■ DATA SECTION

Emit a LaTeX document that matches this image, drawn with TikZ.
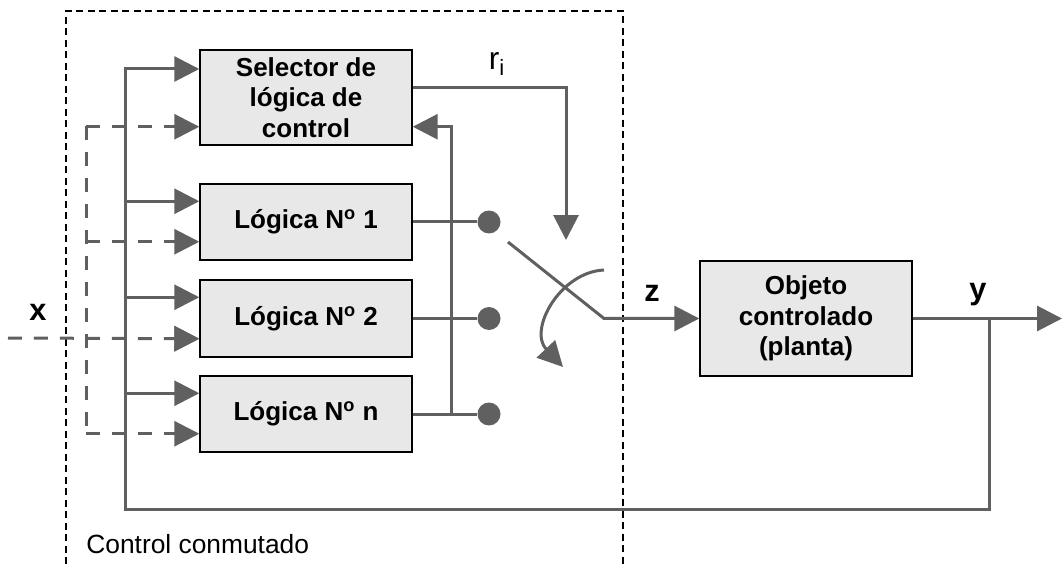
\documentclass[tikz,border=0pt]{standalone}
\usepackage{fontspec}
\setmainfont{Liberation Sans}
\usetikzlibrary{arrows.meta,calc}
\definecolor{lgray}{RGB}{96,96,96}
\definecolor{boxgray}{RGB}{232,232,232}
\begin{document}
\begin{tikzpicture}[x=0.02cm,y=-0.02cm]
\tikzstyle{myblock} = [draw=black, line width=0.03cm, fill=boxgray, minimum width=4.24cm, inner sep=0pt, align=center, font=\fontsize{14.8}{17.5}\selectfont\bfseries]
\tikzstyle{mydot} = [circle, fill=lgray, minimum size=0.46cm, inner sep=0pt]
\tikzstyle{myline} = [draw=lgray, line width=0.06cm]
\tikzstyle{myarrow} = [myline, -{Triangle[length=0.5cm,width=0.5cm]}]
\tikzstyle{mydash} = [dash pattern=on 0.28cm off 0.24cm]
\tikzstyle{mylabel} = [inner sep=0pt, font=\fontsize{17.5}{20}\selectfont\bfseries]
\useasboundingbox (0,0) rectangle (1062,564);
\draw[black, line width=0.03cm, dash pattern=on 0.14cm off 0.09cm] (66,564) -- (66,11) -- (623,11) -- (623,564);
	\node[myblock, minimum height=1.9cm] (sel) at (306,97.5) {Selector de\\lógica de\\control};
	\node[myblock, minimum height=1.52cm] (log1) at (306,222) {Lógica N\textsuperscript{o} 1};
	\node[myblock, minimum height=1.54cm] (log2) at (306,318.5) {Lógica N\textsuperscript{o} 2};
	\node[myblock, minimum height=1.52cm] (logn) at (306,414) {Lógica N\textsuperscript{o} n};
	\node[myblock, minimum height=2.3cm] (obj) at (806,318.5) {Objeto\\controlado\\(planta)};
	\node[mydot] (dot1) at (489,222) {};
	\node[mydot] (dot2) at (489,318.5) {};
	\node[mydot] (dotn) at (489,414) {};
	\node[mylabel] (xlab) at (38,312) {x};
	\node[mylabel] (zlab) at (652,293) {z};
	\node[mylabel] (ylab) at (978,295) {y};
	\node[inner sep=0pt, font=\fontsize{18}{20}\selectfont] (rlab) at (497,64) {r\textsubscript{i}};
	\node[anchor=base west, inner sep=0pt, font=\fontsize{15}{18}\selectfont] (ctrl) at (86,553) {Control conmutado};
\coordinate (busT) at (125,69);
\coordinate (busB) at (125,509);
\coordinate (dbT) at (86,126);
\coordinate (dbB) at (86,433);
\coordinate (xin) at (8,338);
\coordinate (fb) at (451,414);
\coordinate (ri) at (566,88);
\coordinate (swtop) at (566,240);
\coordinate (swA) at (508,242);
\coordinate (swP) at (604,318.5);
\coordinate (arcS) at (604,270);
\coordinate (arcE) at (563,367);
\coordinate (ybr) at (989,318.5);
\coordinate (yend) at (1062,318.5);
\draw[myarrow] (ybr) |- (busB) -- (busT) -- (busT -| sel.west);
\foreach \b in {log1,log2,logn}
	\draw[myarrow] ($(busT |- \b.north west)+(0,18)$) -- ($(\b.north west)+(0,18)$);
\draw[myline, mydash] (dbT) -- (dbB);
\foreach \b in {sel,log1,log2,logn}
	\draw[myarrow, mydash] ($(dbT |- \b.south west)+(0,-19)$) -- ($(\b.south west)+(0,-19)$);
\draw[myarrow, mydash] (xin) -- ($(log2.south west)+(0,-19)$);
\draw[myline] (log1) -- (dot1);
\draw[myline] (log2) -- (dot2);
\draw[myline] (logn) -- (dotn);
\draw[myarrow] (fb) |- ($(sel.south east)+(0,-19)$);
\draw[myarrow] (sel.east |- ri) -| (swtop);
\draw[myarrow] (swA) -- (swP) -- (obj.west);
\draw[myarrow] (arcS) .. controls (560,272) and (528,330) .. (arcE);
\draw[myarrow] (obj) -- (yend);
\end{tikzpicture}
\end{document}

■ EXERCISE DIRECTIONS
Make an exact copy of the whole listing, but don't bring over any pictures.

■ EXERCISE ANSWER
Emit a LaTeX document that matches this image, drawn with TikZ.
\documentclass[tikz,border=0pt]{standalone}
\usepackage{fontspec}
\setmainfont{Liberation Sans}
\usetikzlibrary{arrows.meta,calc}
\definecolor{lgray}{RGB}{96,96,96}
\definecolor{boxgray}{RGB}{232,232,232}
\begin{document}
\begin{tikzpicture}[x=0.02cm,y=-0.02cm]
\tikzstyle{myblock} = [draw=black, line width=0.03cm, fill=boxgray, minimum width=4.24cm, inner sep=0pt, align=center, font=\fontsize{14.8}{17.5}\selectfont\bfseries]
\tikzstyle{mydot} = [circle, fill=lgray, minimum size=0.46cm, inner sep=0pt]
\tikzstyle{myline} = [draw=lgray, line width=0.06cm]
\tikzstyle{myarrow} = [myline, -{Triangle[length=0.5cm,width=0.5cm]}]
\tikzstyle{mydash} = [dash pattern=on 0.28cm off 0.24cm]
\tikzstyle{mylabel} = [inner sep=0pt, font=\fontsize{17.5}{20}\selectfont\bfseries]
\useasboundingbox (0,0) rectangle (1062,564);
\draw[black, line width=0.03cm, dash pattern=on 0.14cm off 0.09cm] (66,564) -- (66,11) -- (623,11) -- (623,564);
	\node[myblock, minimum height=1.9cm] (sel) at (306,97.5) {Selector de\\lógica de\\control};
	\node[myblock, minimum height=1.52cm] (log1) at (306,222) {Lógica N\textsuperscript{o} 1};
	\node[myblock, minimum height=1.54cm] (log2) at (306,318.5) {Lógica N\textsuperscript{o} 2};
	\node[myblock, minimum height=1.52cm] (logn) at (306,414) {Lógica N\textsuperscript{o} n};
	\node[myblock, minimum height=2.3cm] (obj) at (806,318.5) {Objeto\\controlado\\(planta)};
	\node[mydot] (dot1) at (489,222) {};
	\node[mydot] (dot2) at (489,318.5) {};
	\node[mydot] (dotn) at (489,414) {};
	\node[mylabel] (xlab) at (38,312) {x};
	\node[mylabel] (zlab) at (652,293) {z};
	\node[mylabel] (ylab) at (978,295) {y};
	\node[inner sep=0pt, font=\fontsize{18}{20}\selectfont] (rlab) at (497,64) {r\textsubscript{i}};
	\node[anchor=base west, inner sep=0pt, font=\fontsize{15}{18}\selectfont] (ctrl) at (86,553) {Control conmutado};
\coordinate (busT) at (125,69);
\coordinate (busB) at (125,509);
\coordinate (dbT) at (86,126);
\coordinate (dbB) at (86,433);
\coordinate (xin) at (8,338);
\coordinate (fb) at (451,414);
\coordinate (ri) at (566,88);
\coordinate (swtop) at (566,240);
\coordinate (swA) at (508,242);
\coordinate (swP) at (604,318.5);
\coordinate (arcS) at (604,270);
\coordinate (arcE) at (563,367);
\coordinate (ybr) at (989,318.5);
\coordinate (yend) at (1062,318.5);
\draw[myarrow] (ybr) |- (busB) -- (busT) -- (busT -| sel.west);
\foreach \b in {log1,log2,logn}
	\draw[myarrow] ($(busT |- \b.north west)+(0,18)$) -- ($(\b.north west)+(0,18)$);
\draw[myline, mydash] (dbT) -- (dbB);
\foreach \b in {sel,log1,log2,logn}
	\draw[myarrow, mydash] ($(dbT |- \b.south west)+(0,-19)$) -- ($(\b.south west)+(0,-19)$);
\draw[myarrow, mydash] (xin) -- ($(log2.south west)+(0,-19)$);
\draw[myline] (log1) -- (dot1);
\draw[myline] (log2) -- (dot2);
\draw[myline] (logn) -- (dotn);
\draw[myarrow] (fb) |- ($(sel.south east)+(0,-19)$);
\draw[myarrow] (sel.east |- ri) -| (swtop);
\draw[myarrow] (swA) -- (swP) -- (obj.west);
\draw[myarrow] (arcS) .. controls (560,272) and (528,330) .. (arcE);
\draw[myarrow] (obj) -- (yend);
\end{tikzpicture}
\end{document}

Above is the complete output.